* START *
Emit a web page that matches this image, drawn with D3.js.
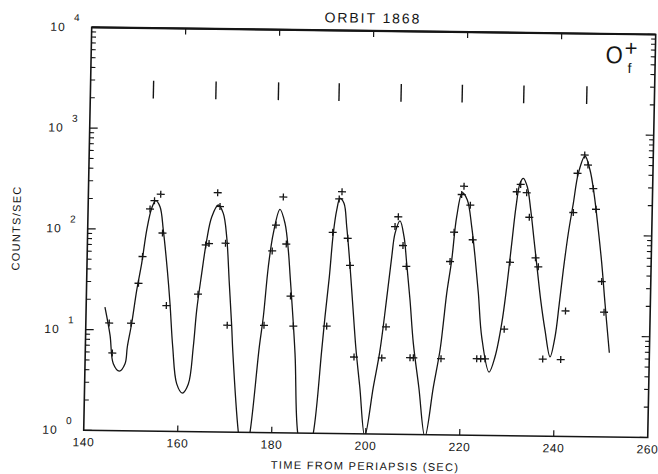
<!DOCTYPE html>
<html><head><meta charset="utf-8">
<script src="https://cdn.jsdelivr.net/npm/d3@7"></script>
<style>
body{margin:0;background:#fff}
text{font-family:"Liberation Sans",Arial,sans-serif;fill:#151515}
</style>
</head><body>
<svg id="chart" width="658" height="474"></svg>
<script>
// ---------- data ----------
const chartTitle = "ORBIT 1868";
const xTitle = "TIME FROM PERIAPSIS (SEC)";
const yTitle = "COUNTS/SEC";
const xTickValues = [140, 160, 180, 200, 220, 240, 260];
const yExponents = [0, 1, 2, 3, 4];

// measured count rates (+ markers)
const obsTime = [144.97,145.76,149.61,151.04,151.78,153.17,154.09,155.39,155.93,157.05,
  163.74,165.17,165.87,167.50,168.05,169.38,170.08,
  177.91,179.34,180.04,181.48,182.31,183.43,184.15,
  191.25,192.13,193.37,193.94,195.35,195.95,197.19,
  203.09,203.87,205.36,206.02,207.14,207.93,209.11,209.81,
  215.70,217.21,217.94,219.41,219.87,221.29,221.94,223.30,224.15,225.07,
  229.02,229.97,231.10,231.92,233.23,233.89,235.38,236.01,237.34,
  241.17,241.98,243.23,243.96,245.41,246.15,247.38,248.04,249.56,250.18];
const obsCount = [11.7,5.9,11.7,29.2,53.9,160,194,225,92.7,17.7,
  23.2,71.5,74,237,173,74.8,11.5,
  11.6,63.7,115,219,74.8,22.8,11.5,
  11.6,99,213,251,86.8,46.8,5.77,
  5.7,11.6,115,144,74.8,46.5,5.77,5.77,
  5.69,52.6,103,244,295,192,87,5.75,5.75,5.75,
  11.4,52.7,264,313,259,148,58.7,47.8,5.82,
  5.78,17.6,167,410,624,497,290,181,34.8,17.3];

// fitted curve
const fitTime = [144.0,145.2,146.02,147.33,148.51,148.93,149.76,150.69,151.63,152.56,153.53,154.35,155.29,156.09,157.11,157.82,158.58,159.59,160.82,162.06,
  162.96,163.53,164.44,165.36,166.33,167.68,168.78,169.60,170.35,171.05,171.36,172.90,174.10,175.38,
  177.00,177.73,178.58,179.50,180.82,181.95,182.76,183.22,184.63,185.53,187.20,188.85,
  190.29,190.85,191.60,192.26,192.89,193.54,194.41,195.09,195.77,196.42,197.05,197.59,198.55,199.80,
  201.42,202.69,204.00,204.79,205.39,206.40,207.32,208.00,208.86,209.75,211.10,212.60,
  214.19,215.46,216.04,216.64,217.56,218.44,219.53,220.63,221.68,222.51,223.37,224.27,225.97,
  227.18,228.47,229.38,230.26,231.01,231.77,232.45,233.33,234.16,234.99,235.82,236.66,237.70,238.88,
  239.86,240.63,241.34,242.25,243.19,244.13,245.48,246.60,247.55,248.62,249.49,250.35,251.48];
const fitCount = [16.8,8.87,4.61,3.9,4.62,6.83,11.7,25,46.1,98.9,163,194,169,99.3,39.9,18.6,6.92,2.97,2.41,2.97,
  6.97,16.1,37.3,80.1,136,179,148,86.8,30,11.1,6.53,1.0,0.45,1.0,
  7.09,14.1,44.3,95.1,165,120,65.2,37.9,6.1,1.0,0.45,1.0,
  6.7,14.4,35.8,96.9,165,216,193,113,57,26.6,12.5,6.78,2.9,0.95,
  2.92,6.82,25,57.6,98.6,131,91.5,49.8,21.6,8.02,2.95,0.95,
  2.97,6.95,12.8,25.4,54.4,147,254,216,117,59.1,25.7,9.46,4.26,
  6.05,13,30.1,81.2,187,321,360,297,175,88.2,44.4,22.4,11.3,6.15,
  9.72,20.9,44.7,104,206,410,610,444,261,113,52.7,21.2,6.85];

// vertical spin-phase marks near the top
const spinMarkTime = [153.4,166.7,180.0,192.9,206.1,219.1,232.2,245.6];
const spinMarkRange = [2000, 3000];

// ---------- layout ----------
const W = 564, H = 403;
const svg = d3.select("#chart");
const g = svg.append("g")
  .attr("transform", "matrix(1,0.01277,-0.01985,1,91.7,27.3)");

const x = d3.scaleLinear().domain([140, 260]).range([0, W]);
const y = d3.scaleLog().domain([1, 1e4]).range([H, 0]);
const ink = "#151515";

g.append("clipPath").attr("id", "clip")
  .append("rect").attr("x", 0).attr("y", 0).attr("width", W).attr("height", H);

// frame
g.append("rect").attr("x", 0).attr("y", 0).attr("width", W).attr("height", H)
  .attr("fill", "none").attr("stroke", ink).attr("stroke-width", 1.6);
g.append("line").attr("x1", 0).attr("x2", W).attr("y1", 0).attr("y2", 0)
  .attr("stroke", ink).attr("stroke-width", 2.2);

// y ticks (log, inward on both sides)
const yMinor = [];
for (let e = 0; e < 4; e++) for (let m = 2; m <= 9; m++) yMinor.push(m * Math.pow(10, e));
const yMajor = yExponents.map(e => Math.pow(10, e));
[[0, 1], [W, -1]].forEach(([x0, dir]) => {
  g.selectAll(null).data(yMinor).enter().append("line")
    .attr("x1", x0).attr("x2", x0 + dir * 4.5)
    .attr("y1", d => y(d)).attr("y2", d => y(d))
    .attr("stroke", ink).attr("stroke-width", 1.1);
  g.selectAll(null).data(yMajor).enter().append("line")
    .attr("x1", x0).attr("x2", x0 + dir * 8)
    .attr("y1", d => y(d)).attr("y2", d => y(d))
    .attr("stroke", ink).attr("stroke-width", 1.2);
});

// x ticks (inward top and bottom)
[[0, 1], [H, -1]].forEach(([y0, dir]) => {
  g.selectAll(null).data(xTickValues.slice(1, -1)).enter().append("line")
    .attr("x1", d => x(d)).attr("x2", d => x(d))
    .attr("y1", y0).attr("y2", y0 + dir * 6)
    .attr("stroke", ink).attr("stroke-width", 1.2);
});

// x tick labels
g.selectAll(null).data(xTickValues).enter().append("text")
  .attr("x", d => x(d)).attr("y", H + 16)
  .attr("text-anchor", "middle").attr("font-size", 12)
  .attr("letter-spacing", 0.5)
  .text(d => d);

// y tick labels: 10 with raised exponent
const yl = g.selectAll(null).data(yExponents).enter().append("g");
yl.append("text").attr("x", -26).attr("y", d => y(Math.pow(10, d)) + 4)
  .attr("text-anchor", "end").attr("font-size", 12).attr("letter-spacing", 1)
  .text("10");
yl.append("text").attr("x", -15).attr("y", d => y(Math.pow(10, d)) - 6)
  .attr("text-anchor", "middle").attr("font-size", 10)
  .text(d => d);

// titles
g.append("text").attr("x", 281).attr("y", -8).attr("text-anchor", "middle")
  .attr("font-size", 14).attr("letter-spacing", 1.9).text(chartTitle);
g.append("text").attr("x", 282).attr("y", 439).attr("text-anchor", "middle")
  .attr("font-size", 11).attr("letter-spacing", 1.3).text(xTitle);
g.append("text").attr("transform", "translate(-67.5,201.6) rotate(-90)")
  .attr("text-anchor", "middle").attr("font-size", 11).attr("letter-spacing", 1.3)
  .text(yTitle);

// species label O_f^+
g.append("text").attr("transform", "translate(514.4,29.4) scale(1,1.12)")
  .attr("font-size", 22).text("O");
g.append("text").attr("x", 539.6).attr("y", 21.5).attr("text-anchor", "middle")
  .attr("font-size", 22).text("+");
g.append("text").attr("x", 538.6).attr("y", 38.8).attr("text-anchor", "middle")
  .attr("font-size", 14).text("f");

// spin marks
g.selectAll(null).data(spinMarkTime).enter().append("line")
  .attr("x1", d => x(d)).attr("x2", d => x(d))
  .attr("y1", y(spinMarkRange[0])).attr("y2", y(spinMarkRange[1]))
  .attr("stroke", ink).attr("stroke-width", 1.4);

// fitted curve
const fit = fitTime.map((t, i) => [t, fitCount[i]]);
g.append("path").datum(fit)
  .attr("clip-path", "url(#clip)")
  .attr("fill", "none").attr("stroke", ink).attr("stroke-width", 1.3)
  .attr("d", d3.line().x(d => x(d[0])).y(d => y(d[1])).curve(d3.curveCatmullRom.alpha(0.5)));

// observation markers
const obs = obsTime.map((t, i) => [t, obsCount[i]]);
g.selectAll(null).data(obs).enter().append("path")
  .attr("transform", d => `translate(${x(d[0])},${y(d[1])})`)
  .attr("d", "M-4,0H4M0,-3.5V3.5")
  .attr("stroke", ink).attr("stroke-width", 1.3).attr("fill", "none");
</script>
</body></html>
* END *
■ **Problem**: Starting at the top of the listing above, reproduce each line up to and including the one with "5.78,17.6,167,410,624,497,290,181,34.8,17.3];"; omit the pictures.

■ **Answer below**:
Emit a web page that matches this image, drawn with D3.js.
<!DOCTYPE html>
<html><head><meta charset="utf-8">
<script src="https://cdn.jsdelivr.net/npm/d3@7"></script>
<style>
body{margin:0;background:#fff}
text{font-family:"Liberation Sans",Arial,sans-serif;fill:#151515}
</style>
</head><body>
<svg id="chart" width="658" height="474"></svg>
<script>
// ---------- data ----------
const chartTitle = "ORBIT 1868";
const xTitle = "TIME FROM PERIAPSIS (SEC)";
const yTitle = "COUNTS/SEC";
const xTickValues = [140, 160, 180, 200, 220, 240, 260];
const yExponents = [0, 1, 2, 3, 4];

// measured count rates (+ markers)
const obsTime = [144.97,145.76,149.61,151.04,151.78,153.17,154.09,155.39,155.93,157.05,
  163.74,165.17,165.87,167.50,168.05,169.38,170.08,
  177.91,179.34,180.04,181.48,182.31,183.43,184.15,
  191.25,192.13,193.37,193.94,195.35,195.95,197.19,
  203.09,203.87,205.36,206.02,207.14,207.93,209.11,209.81,
  215.70,217.21,217.94,219.41,219.87,221.29,221.94,223.30,224.15,225.07,
  229.02,229.97,231.10,231.92,233.23,233.89,235.38,236.01,237.34,
  241.17,241.98,243.23,243.96,245.41,246.15,247.38,248.04,249.56,250.18];
const obsCount = [11.7,5.9,11.7,29.2,53.9,160,194,225,92.7,17.7,
  23.2,71.5,74,237,173,74.8,11.5,
  11.6,63.7,115,219,74.8,22.8,11.5,
  11.6,99,213,251,86.8,46.8,5.77,
  5.7,11.6,115,144,74.8,46.5,5.77,5.77,
  5.69,52.6,103,244,295,192,87,5.75,5.75,5.75,
  11.4,52.7,264,313,259,148,58.7,47.8,5.82,
  5.78,17.6,167,410,624,497,290,181,34.8,17.3];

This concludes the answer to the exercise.